Any kind of exercise or movement is better than none when it comes to health, and there are so many options to choose from. When considering which cardiovascular exercise to try out, walking is a great way to get started.
Walking is an option for all ages and fitness levels and costs nothing. All you need is a good pair of trainers or walking shoes and you’re away – a walk around the block, to the park, walking the dog, the kids to school or even trying out one of New Zealand’s great walks.
Walking can get you out into nature to experience some of the mental health benefits that we mentioned in our recent blog What happens to your brain when you get into nature. Joining a walking group or walking with friends or family can support your social health.
Walking and the way you age
There are many healthy lifestyle habits that can help us lead a longer and healthier life. Recent science has found that your walking speed is a good indicator of longevity.
A UK study¹ of more than 400,000 participants, who were on average in their mid-50s, measured walking speed by asking participants to self-evaluate their usual walking speed.
- Slower pace = less than 3 miles per hour (less than around 4.8 kms per hour)
- Steady/average pace = 3-4 miles per hour (4.8 – 6.4 kms per hour)
- Brisk pace= > 4 miles per hour (over 6.4 kms per hour)
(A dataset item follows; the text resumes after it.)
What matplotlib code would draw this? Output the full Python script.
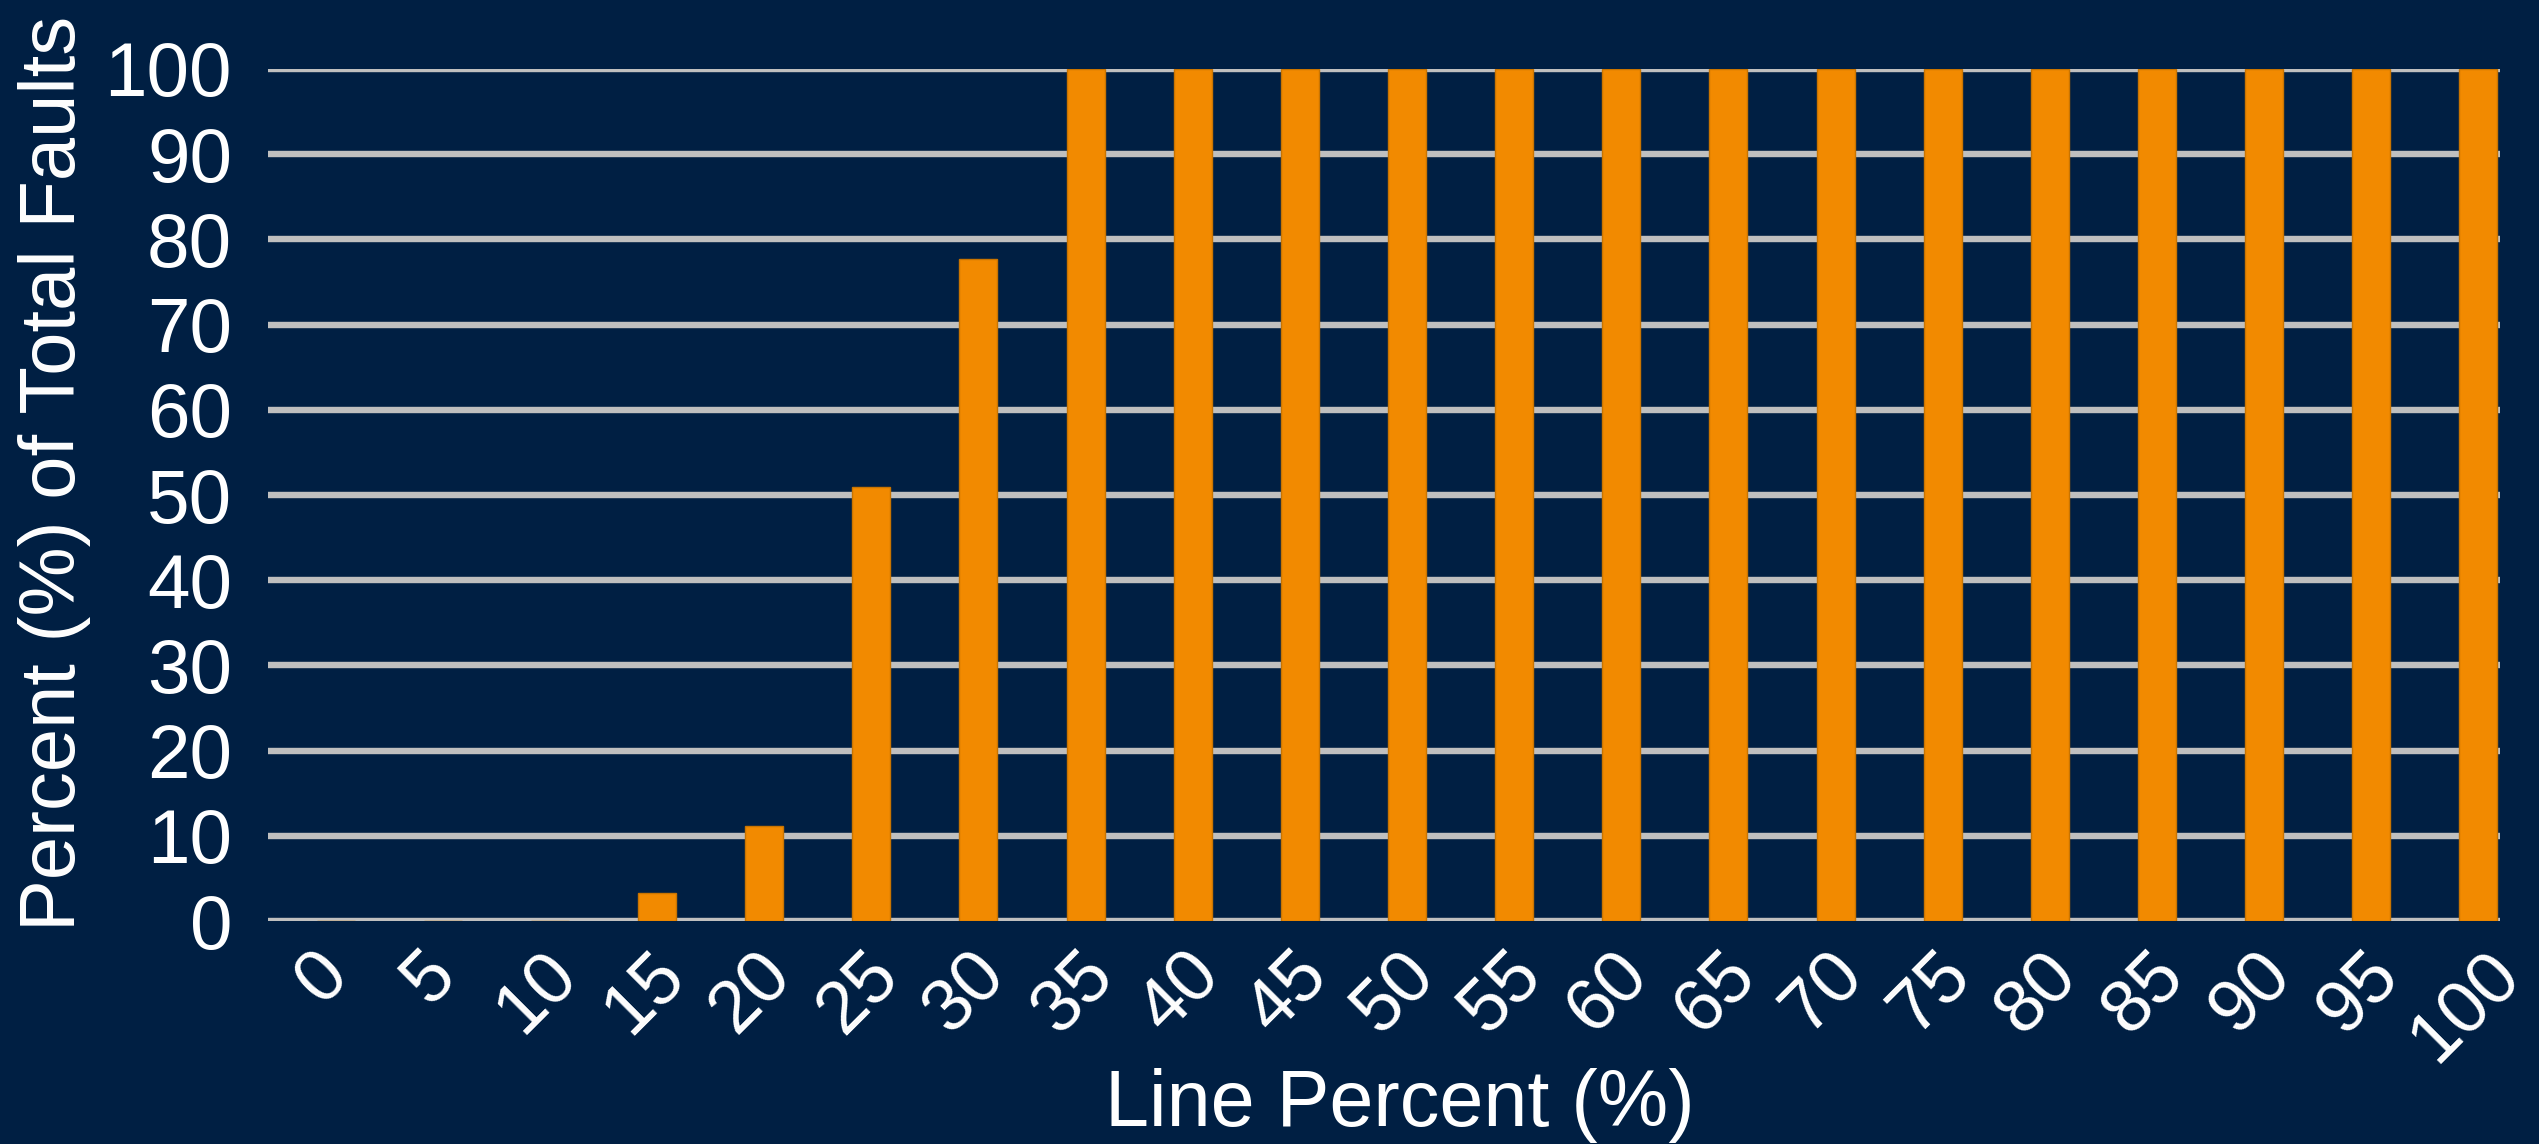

The researchers also provided a subset of 86,000 participants with accelerometer assessed total physical activity and intensity.
To measure the effect of walking speed on longevity, researchers measured the length of participants telomeres, which is one of the biomarkers for healthy aging. See our blog on Telomeres - what are they and why are they important? for more information on telomeres.
The study found that steady/average walkers and brisk walkers had a longer telomere length than slow walkers, with brisk walkers having an incredible 16 year longer life expectancy compared to slow walkers.
The observations using accelerometer measurements found that longer telomere length was associated with those engaging in regularly intensive activity, but not total amount of activity. It was found that as little as 10 minutes of brisk walking a day is associated with longer life expectancy.
Any form of activity or movement is better for our health than none. However, if we make it a habit to pick up the pace of our regular walk, we could potentially be enjoying a healthier life for longer.
How about introducing a ten-minute speed walk component to your walking regime? You will be thanking your younger self for it in the long run.
BBA (Hons)., BNat., mNMHNZ
Registered Naturopath & Medical Herbalist
¹ Dempsey, P. C., Musicha, C., Rowlands, A. V., Davies, M., Khunti, K., Razieh, C., Timmins, I., Zaccardi, F., Codd, V., Nelson, C. P., Yates, T., & Samani, N. J. (2022). Investigation of a UK biobank cohort reveals causal associations of self-reported walking pace with telomere length. Communications Biology, 5(1). doi: 10.1038/s42003-022-03323-x.